Trio of performances run the arts gamut in Dorchester

This week Dot residents are sharing their talents in music, theater and graphics with the whole city. 

Young String Players
About 60 violin students from the Pope John Paul II Catholic Academy will join the Boston Classical Orchestra for the BCO’s 6th Annual Anne W. Hiatt Memorial Youth & Family Concert tomorrow, May 6 at 9:45 a.m. at the Strand Theatre. The JP2 third –fifth graders will be playing “Amazing Grace” and Beethoven’s “Ode to Joy.” This will mark the second Youth Concert appearance for the young string-players under the direction of Fine Arts Director Mary Swanton.

The BCO will do familiar selections like a movement from Handel’s “Water Music,” from one of Haydn’s “London Symphonies,” and from Tchaikovsky’s “Pathétique” as well as livelier pieces like “Hoedown” from Copland’s “Rodeo” and the mambo from Bernstein’s “West Side Story.”
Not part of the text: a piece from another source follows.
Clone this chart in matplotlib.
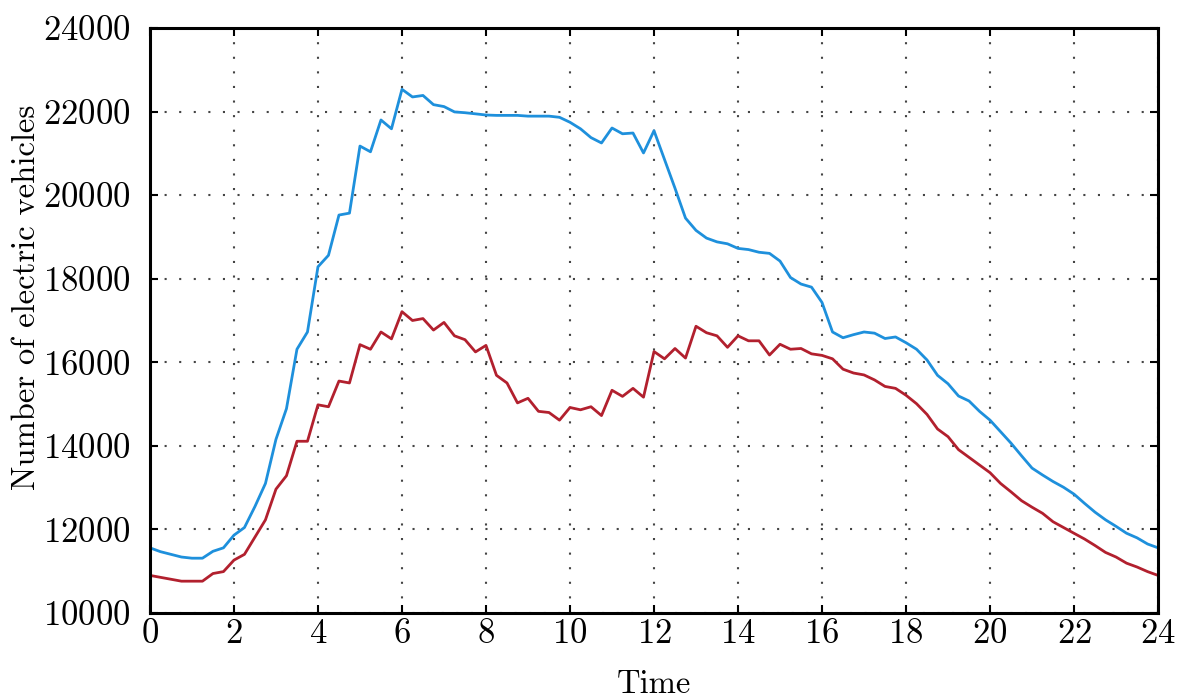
import matplotlib
matplotlib.use('Agg')
import numpy as np
import matplotlib.pyplot as plt

plt.rcParams['font.family'] = ['cmr10', 'DejaVu Serif']
plt.rcParams['axes.formatter.use_mathtext'] = True

# time in hours, one sample every 15 minutes
hours = np.arange(0, 24.01, 0.25)

ev_upper = [
    11560, 11468, 11404, 11340, 11312, 11312, 11477, 11560,
    11863, 12046, 12550, 13101, 14156, 14890, 16312, 16725,
    18285, 18560, 19523, 19569, 21174, 21037, 21798, 21587,
    22532, 22349, 22385, 22165, 22119, 21991, 21972, 21945,
    21917, 21908, 21908, 21908, 21890, 21890, 21890, 21862,
    21743, 21587, 21376, 21248, 21606, 21468, 21486, 21009,
    21541, 20853, 20165, 19450, 19156, 18972, 18881, 18835,
    18725, 18697, 18633, 18606, 18422, 18028, 17872, 17798,
    17431, 16725, 16587, 16661, 16725, 16697, 16569, 16606,
    16468, 16312, 16055, 15688, 15486, 15193, 15074, 14826,
    14615, 14340, 14064, 13762, 13468, 13303, 13147, 13009,
    12844, 12624, 12413, 12230, 12074, 11909, 11799, 11652,
    11560,
]

ev_lower = [
    10900, 10854, 10808, 10762, 10762, 10762, 10945, 10991,
    11266, 11404, 11817, 12230, 12964, 13285, 14110, 14110,
    14982, 14936, 15551, 15505, 16422, 16312, 16725, 16560,
    17211, 17000, 17046, 16771, 16954, 16633, 16541, 16248,
    16404, 15688, 15505, 15028, 15138, 14826, 14798, 14615,
    14918, 14863, 14936, 14725, 15330, 15184, 15376, 15165,
    16257, 16083, 16330, 16101, 16862, 16707, 16633, 16358,
    16633, 16514, 16514, 16174, 16431, 16312, 16330, 16202,
    16165, 16083, 15835, 15743, 15697, 15578, 15422, 15376,
    15211, 15009, 14752, 14404, 14220, 13909, 13725, 13541,
    13358, 13101, 12899, 12688, 12532, 12386, 12184, 12046,
    11908, 11771, 11615, 11450, 11340, 11193, 11101, 10991,
    10900,
]

x_ticks = np.arange(0, 25, 2)
y_ticks = np.arange(10000, 24001, 2000)

fig = plt.figure(figsize=(11.77, 6.99), dpi=100)
ax = fig.add_axes([0.1274, 0.123, 0.8565, 0.837])

ax.plot(hours, ev_upper, color='#1e90dc', lw=2)
ax.plot(hours, ev_lower, color='#b2202e', lw=2)

ax.set_xlim(0, 24)
ax.set_ylim(10000, 24000)
ax.set_xticks(x_ticks)
ax.set_yticks(y_ticks)
ax.grid(True, ls=(0, (1, 6)), color='#444444', lw=1.5)

for s in ax.spines.values():
    s.set_linewidth(2.2)
ax.tick_params(direction='in', top=True, right=True, length=6, width=1.5,
               labelsize=25)
ax.tick_params(axis='y', pad=14)
ax.tick_params(axis='x', pad=4)

ax.set_xlabel('Time', fontsize=23.5, labelpad=14)
ax.set_ylabel('Number of electric vehicles', fontsize=23.5, labelpad=10)
ax.yaxis.set_label_coords(-0.108, 0.54)

plt.savefig('out.png', dpi=100)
Among the 11 schools in attendance will be six from Dorchester: the four campuses of Pope John Paul II Catholic Academy, Mather School, Lilla G. Frederick Pilot Middle School and Academy 3. The event was coordinated by Sean Roberts, the BCO’s Executive Director, and Andrea Kunst, its Development Director, who live close to the Strand on Jones Hill.

Landry and the Gold Dust Orphans
Definitely not recommended for the kiddies is “Peter Pansy,” an outrageous re-imagining of the J. M. Barrie classic and one of two sassy spectacles opening soon from Ashmont parodist and performer Ryan Landry. Landry (as Captain Hook) and his Gold Dust Orphans will stage their version of this “story of a little boy who refused to butch up” Friday & Saturday nights at 8p.m., Sundays at 5p.m., May 6th - 29th at Machine Nightclub, 1254 Boylston Street.

On  Saturday, May 14 at 1 pm and again at 4, as part of the second annual Emerging America Festival at Calderwood Pavilion at the Boston Center for the Arts, the Gold Dust Orphans in collaboration with the Huntington Theatre Company will present “Psyched.” It’s Landry’s riff on Hitchcock’s “Psycho” as seen through the eyes of its most famous offstage character—Norman Bates’ mother. Longtime Landry collaboration Larry Coen plays “Norma.”

Landry, who has been a Huntington Playwriting Fellow since the fall of 2009,  has spoofed Hitchcock’s work before with “The Gulls,” his version of “The Birds” set in Provincetown. 

   
                              
Anti-Domestic Violence Paper Bags
Fields Corner artist Richard Inonog is partnering with the non-profit Close to Home in his most recent installation, “Take the Message Home,” at The Boston Common Coffee Co. on Salem Street in the North End. Sale of the artwork will benefit the Dot-based organization’s mission to foster community-wide responsibility to prevent and reduce the impact of domestic violence in Dorchester.

The installation, which is on display through May 20, is a collection of 19 hand-painted paper bags featuring images of wild animals and of the faces of famous women including Angela Davis, Audrey Hepburn, and Jackie Kennedy Onassis.

“The topic of domestic violence is uncomfortable to some,” said Inonog. “Close to Home helped inspire me to have the courage to openly talk about this issue. With this project, I hope to inspire a person to take the message home; it may help save an entire household.”

Close To Home and Inonog are planning a summer program for local youth. He will teach participants how to screen print their own brown paper bags, which will be donated to local Dot restaurants as a “Take Home” bag, complete with a domestic violence prevention message.